BMM: This seems to fall in line with KESCO’s business model of designing “cohesive” wood pellet manufacturing systems.

J.K.: Exactly. The island approach to designing plants does not take overall process objectives into consideration. A cohesive design means a design that is looking at the operational costs of the entire operation, not just a specific island. One example, which I intend on discussing in detail during my presentation, is the impact of moisture content and temperature on the grinding process. Warmer material can improve pelleting efficiency while decreasing hammermilling efficiency. Some pellet mills require higher moisture material than others.  Higher moisture material may increase efficiency for certain pellet mills while significantly decreasing hammermilling efficiency. A cohesive plant design will take all these factors in consideration to determine the most efficient means of achieving their production objectives.

BMM: A common problem that some new wood pellet plants experience is bottle necks in process flow. What seems to be at the root of this problem? Can you tell us about KESCO’s experience when it comes to helping customers solve these issues? 

J.K.: There are two primary reasons for bottle necks in process flow. One is the material itself—we are dealing with wood fiber. A large portion of a wood pelleting system uses volumetrically sized equipment. Mechanical material handling equipment, surge bins, silos, air handling equipment, airlock valves and feed screws are some of the specific components that are sized volumetrically. Specific processes within the wood pelleting process can decrease product bulk density and flowability. One example is microchips versus pre-shredded chips. Both products share similar particle sizes, bulk densities and moisture content, but shredded material has very different material handling characteristics than microchips. The pre-shredded material can nest together, leading to backups in discharges and chutes. Most new plants do not have material that can be tested prior to designing the system, so assumptions must be made. This leads to the second reason for bottlenecks. It’s easy for producers to ask why manufacturers aren’t more conservative in their sizing of equipment—the short answer is price. Most pellet plant purchasing decisions are being made on price. KESCO tries to explain the difference between price and cost to our clients. The greatest cost to a pellet plant is not producing pellets at the design rate, quality or within a timeframe that meets their contractual commitments.  Establishing a design safety factor with the client is one of the most effective ways to eliminate potential bottlenecks while managing expectations of the system price.  

BMM: Are you seeing any trends right now in the wood pellet industry?
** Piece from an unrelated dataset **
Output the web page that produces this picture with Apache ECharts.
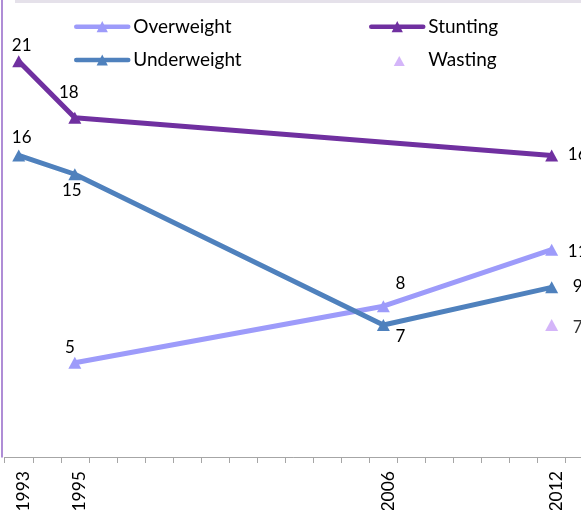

J.K.: Green chip shredding is being incorporated into most new wood pellet plants. This process further reduces the chips prior to drying, and allows the wood yard to produce a larger, looser tolerance chip. Pre-shredding will break open the chip, allowing the dryer to operate more efficiently. Pre-shredding chips can produce enough fiber that meets particle size specification to justify screening the product prior to dry hammermilling. This decreases the amount of material that needs to run through the dry hammermilling process. Green chip shredding and dry hammermilling must be evaluated together to minimize connected horsepower. Recycling a percentage of dry hammermill air is also gaining traction in wood pellet plant design. A properly designed air recycle system will decrease the amount of air exhausting to emission control equipment, while having minimal impact on the dry hammermilling efficiency. Minimizing the amount of air needing to be permitted is a common goal of all wood pellet producers.